IFPLs apply to all industrial operations that might cause a fire on or adjacent to lands protected from fire by DNR.
“It’s a smart move,” said Jason Spadaro, president of SDS Lumber Company. “Forest fuels are extremely dry, and fire hazard is more extreme than we’ve seen in a very long time. That, coupled with firefighting resources throughout the western U.S. being stretched to the breaking point, it makes me think it’s wise to restrict all activities in the forest. A little lost production and sacrifice is a small price compared to a forest fire.”
Spadaro said timber land owners are encouraging all members of the public “to be extremely cautious, or just stay out of the woods altogether, and to definitely adhere to all private land closures.
“We don’t want any more catastrophic fires or tragedies,” Spadaro said, referring to the deaths last week of three U.S. Forest Service firefighters working a massive fire in north-central Washing-ton, near the town of Twisp in Okanogan County.
The DNR’s rolling shutdown began Aug. 19 in IFPL Zones 609W and 609E in Klickitat County. The county’s IFPL zones are divided into west and east sectors by the Klickitat River.
At midnight last Thursday, DNR increased the IFPL to Level 4 in parts of Pend Oreille, Ferry, Okanogan, Spokane, and Stevens counties. The shutdown of forests ex-tended to parts of Chelan, Kittitas, Yakima, and Benton counties at midnight last Friday.
Certain Yakama Nation lands in southeast Yakima County were exempted and remain at Level 3, in a partial shutdown that prohibits some activities and limits others to the hours of 8 p.m. to 1 p.m., and requires fire equipment and fire watch on site.
Carrie McCausland, DNR’s deputy communications director, said DNR Region managers make the decision in most cases concerning the setting of IFPLs.
“Fire danger levels and other factors, such as state fire preparedness levels, are considered,” McCausland said.
As multiple large fires burn uncontained across the state, firefighting resources are being stretch-ed to their limits. The control of IF-PL settings is one tool the DNR can use to manage wildfire risk.

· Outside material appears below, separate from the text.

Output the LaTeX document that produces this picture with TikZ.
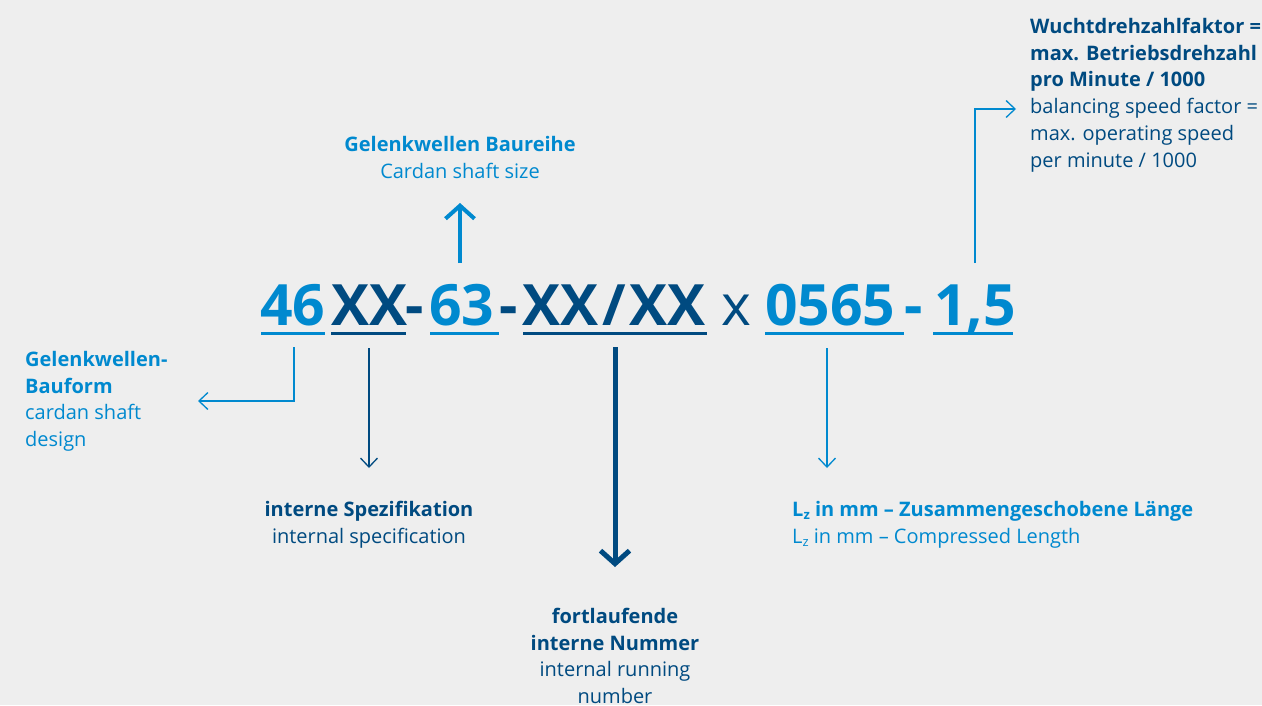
\documentclass[tikz,border=0pt]{standalone}
\usepackage{fontspec}
\setmainfont{Open Sans}
\usetikzlibrary{arrows.meta}
\definecolor{lb}{HTML}{0089CF}
\definecolor{db}{HTML}{004A80}
\definecolor{bgc}{HTML}{EEEEEE}
\newcommand\labfont{\fontsize{20}{26.7}\selectfont}
\newcommand\codefont{\fontsize{57}{60}\selectfont\bfseries}
\newcommand\codereg{\fontsize{57}{60}\selectfont}
\begin{document}
\begin{tikzpicture}[x=1pt,y=-1pt,
  code/.style={font=\codefont,inner sep=0pt,anchor=base west},
  codex/.style={font=\codereg,inner sep=0pt,anchor=base west},
  lbl/.style={font=\labfont,inner sep=0pt},
  ul/.style={line width=3pt},
  thinarrow/.style={line width=1.3pt,-{Straight Barb[length=9pt,width=17pt]}},
  thickarrow/.style={line width=4pt,-{Straight Barb[length=13pt,width=29pt]}},
  thickerarrow/.style={line width=5pt,-{Straight Barb[length=13pt,width=29pt]}}]
\fill[bgc] (0,0) rectangle (1262,705);
\useasboundingbox (0,0) rectangle (1262,705);

% code line
\node[code,text=lb] (n46) at (260,325) {46};
\node[code,text=db] (nxx) at (331,325) {XX};
\node[code,text=db] (h1) at (405,325) {-};
\node[code,text=lb] (n63) at (429,325) {63};
\node[code,text=db] (h2) at (499,325) {-};
\node[code,text=db] (nxxxx) at (522,325) {XX\kern4pt/\kern4pt XX};
\node[codex,text=db] (times) at (721,325) {x};
\node[code,text=lb] (n0565) at (765,325) {0565};
\node[code,text=lb] (h3) at (904,325) {-};
\node[code,text=lb] (n15) at (934,325) {1,5};

% underlines
\draw[ul,lb] (261,333.5) -- (325,333.5);
\draw[ul,db] (331,333.5) -- (406,333.5);
\draw[ul,lb] (430,333.5) -- (499,333.5);
\draw[ul,db] (523,333.5) -- (707,333.5);
\draw[ul,lb] (765,333.5) -- (904,333.5);
\draw[ul,lb] (933,333.5) -- (1013,333.5);

% labels
\node[lbl,text=db,anchor=north west,align=left] (wf) at (1030,18)
  {{\bfseries Wuchtdrehzahlfaktor =}\\{\bfseries max. Betriebsdrehzahl}\\{\bfseries pro Minute / 1000}\\balancing speed factor =\\max. operating speed\\per minute / 1000};
\node[lbl,text=lb,anchor=north,align=center] (gb) at (460,136)
  {{\bfseries Gelenkwellen Baureihe}\\Cardan shaft size};
\node[lbl,text=lb,anchor=north west,align=left] (gbf) at (25,351)
  {{\bfseries Gelenkwellen-}\\{\bfseries Bauform}\\cardan shaft\\design};
\node[lbl,text=db,anchor=north,align=center] (is) at (369,501)
  {{\bfseries interne Spezifikation}\\internal specification};
\node[lbl,text=db,anchor=north,align=center] (fn) at (615,608)
  {{\bfseries fortlaufende}\\{\bfseries interne Nummer}\\internal running\\number};
\node[lbl,text=lb,anchor=north west,align=left] (lz) at (792,501)
  {{\bfseries L\raisebox{-3pt}{\fontsize{13}{14}\selectfont z} in mm – Zusammengeschobene Länge}\\L\raisebox{-3pt}{\fontsize{13}{14}\selectfont z} in mm – Compressed Length};

% connector coordinates
\coordinate (s46) at (294,347);
\coordinate (e46) at (198,401);
\coordinate (sxx) at (369,348);
\coordinate (exx) at (369,468);
\coordinate (s63) at (460,263);
\coordinate (e63) at (460,203);
\coordinate (sxxxx) at (615,347);
\coordinate (exxxx) at (615,567);
\coordinate (s0565) at (827,348);
\coordinate (e0565) at (827,468);
\coordinate (s15) at (975,263);
\coordinate (e15) at (1016,109);

\draw[thinarrow,lb] (s46) |- (e46);
\draw[thinarrow,db] (sxx) -- (exx);
\draw[thickarrow,lb] (s63) -- (e63);
\draw[thickerarrow,db] (sxxxx) -- (exxxx);
\draw[thinarrow,lb] (s0565) -- (e0565);
\draw[thinarrow,lb] (s15) |- (e15);
\end{tikzpicture}
\end{document}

McCausland said the impacts being created by 17 major fires burning on close to 400,000 acres of Washington were factors considered in moving the IFPL to Level 4, “though the largest factor is the potential for additional fires.”

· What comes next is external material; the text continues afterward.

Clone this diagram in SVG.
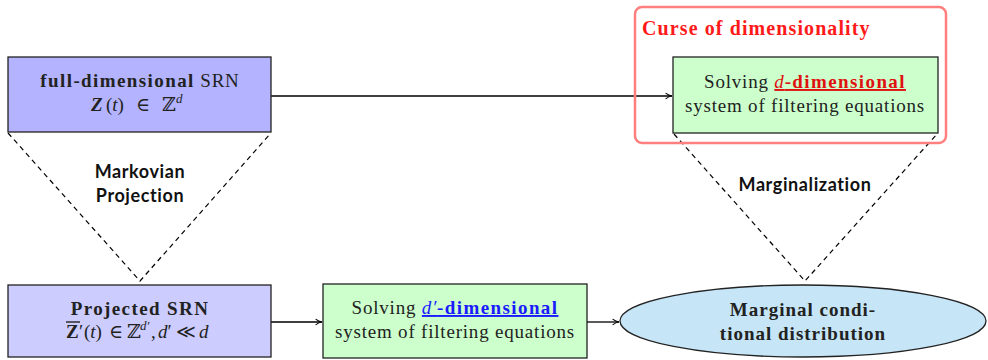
<svg xmlns="http://www.w3.org/2000/svg" width="988" height="360" viewBox="0 0 988 360">
<defs>
<marker id="arr" viewBox="0 0 10 10" refX="9" refY="5" markerWidth="8" markerHeight="8" orient="auto" markerUnits="userSpaceOnUse">
<path d="M1,1.5 Q5,4.5 9,5 Q5,5.5 1,8.5" fill="none" stroke="#000" stroke-width="1.3"/>
</marker>
<style>
.box{stroke:#222;stroke-width:1.3}
.serif{font-family:"Liberation Serif","DejaVu Serif",serif;font-size:19px;fill:#222;letter-spacing:0.8px}
.b{font-weight:bold;letter-spacing:1.4px}
.sans{font-family:Lato,"Open Sans",sans-serif;font-weight:bold;font-size:18px;fill:#111;letter-spacing:0.6px}
.dash{stroke:#000;stroke-width:1.2;stroke-dasharray:5,4;fill:none}
.conn{stroke:#000;stroke-width:1.3;fill:none}
.m{letter-spacing:0}
</style>
</defs>

<g id="connectors">
<line class="conn" x1="271" y1="96" x2="672" y2="96" marker-end="url(#arr)"/>
<line class="conn" x1="271" y1="322" x2="322" y2="322" marker-end="url(#arr)"/>
<line class="conn" x1="587" y1="322" x2="619" y2="322" marker-end="url(#arr)"/>
<polyline class="dash" points="8,133 140,281 271,133"/>
<polyline class="dash" points="674,134 805,281 937,134"/>
</g>

<g id="curse">
<rect x="635" y="7" width="311" height="136" rx="7" fill="none" stroke="#ff7f7f" stroke-width="2.5"/>
<text x="642" y="35" class="serif b" style="fill:#ff1a1a;font-size:20px;letter-spacing:1.1px">Curse of dimensionality</text>
</g>

<g id="full">
<rect class="box" x="8" y="57" width="263" height="75" fill="#b3b3ff"/>
<text x="140" y="87" class="serif" text-anchor="middle"><tspan class="b">full-dimensional</tspan> SRN</text>
<text y="111" class="serif m"><tspan x="91" font-weight="bold" font-style="italic">Z</tspan><tspan x="106">(</tspan><tspan font-style="italic">t</tspan><tspan>)</tspan><tspan x="136">∈</tspan><tspan x="162">ℤ</tspan><tspan x="176" font-size="13" dy="-8" font-style="italic">d</tspan></text>
</g>

<g id="projected">
<rect class="box" x="8" y="285" width="263" height="72" fill="#ccccff"/>
<text x="140" y="315" class="serif b" text-anchor="middle">Projected SRN</text>
<line x1="66" y1="322" x2="80" y2="322" stroke="#222" stroke-width="1.4"/>
<text y="338" class="serif m"><tspan x="66" font-weight="bold">Z</tspan><tspan x="79">′</tspan><tspan x="84">(</tspan><tspan font-style="italic">t</tspan><tspan>)</tspan><tspan x="109">∈</tspan><tspan x="127">ℤ</tspan><tspan x="140" font-size="13" dy="-8" font-style="italic">d′</tspan><tspan x="151" dy="8">,</tspan><tspan x="158" font-style="italic">d</tspan><tspan>′</tspan><tspan x="176">≪</tspan><tspan x="199" font-style="italic">d</tspan></text>
</g>

<g id="solve-d">
<rect class="box" x="673" y="57" width="265" height="76" fill="#ccffcc"/>
<text x="805" y="88" class="serif" text-anchor="middle">Solving <tspan fill="#e01010" text-decoration="underline"><tspan font-style="italic">d</tspan><tspan class="b">-dimensional</tspan></tspan></text>
<text x="805" y="112" class="serif" text-anchor="middle">system of filtering equations</text>
</g>

<g id="solve-dprime">
<rect class="box" x="323" y="284" width="264" height="74" fill="#ccffcc"/>
<text x="455" y="314" class="serif" text-anchor="middle">Solving <tspan fill="#1a1aff" text-decoration="underline"><tspan font-style="italic">d′</tspan><tspan class="b">-dimensional</tspan></tspan></text>
<text x="455" y="338" class="serif" text-anchor="middle">system of filtering equations</text>
</g>

<g id="marginal">
<ellipse class="box" cx="803" cy="321" rx="183" ry="36" fill="#c6e6f7"/>
<text x="803" y="316" class="serif b" text-anchor="middle" style="letter-spacing:1px">Marginal condi-</text>
<text x="803" y="340" class="serif b" text-anchor="middle" style="letter-spacing:1px">tional distribution</text>
</g>

<g id="labels">
<text x="140" y="178" class="sans" text-anchor="middle">Markovian</text>
<text x="140" y="202" class="sans" text-anchor="middle">Projection</text>
<text x="805" y="191" class="sans" text-anchor="middle">Marginalization</text>
</g>
</svg>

By law, DNR uses two closure systems to reduce wildfire risk on 12.7 million acres of private and state forest land protected by the agency.
“Activated when needed during the summer fire season, one closure system applies to woods workers and other industrial forest users,” reads an IFPL brochure. “The other set of protections is aimed at the general public, but also includes local residents, landowners, recreationists, and forest workers. Wood workers are required to observe both sets of restrictions as fire danger dictates. Other land users only need to follow the public use restrictions.”
DNR’s public use restrictions limit activities on DNR-protected forest land during periods of high fire danger.
Under DNR’s Summer Fire Rules, from April 15 to Oct. 15 (or later if the fire danger warrants it) the following restrictions are activated: Cigarette smoking on forest land is only allowed on roads, cleared landings, gravel pits, or similar cleared areas; and chain saw use in non-industrial work, such as firewood cutting, must follow IFPL requirements.
McCausland said, while firefighting costs for the 2015 fire season are not known at this time, the Blue Creek Fire in Walla Walla County, “which was ignited by a combine during wheat harvest, cost $10,313,841 to fight.”
The human-caused fire began on July 20 and burned 6,004 acres of grass, brush, and timber. The fire also destroyed one residence and 11 outbuildings before firefighters contained it on Aug. 4.
DNR had to request $73 million in supplemental funds from the Legislature to pay for fire suppression costs for the 2014 season.
“We will follow the same process for this fire season,” McCausland noted.
In the current budget for attack—to pay for crews to be equipped and ready to fight fires—DNR sought $10.66 million and received $7.41 million. DNR also asked for $42.9 million to pay costs of suppressing fires and received $41.112 million, McCausland said.
Last week, President Barack Obama approved Gov. Jay Inslee’s Aug. 19 request for a federal Emergency Declaration to provide additional resources to cover some of the costs related to the multiple wildfires burning in northern Washington, as well as throughout Oregon, Idaho, and Montana.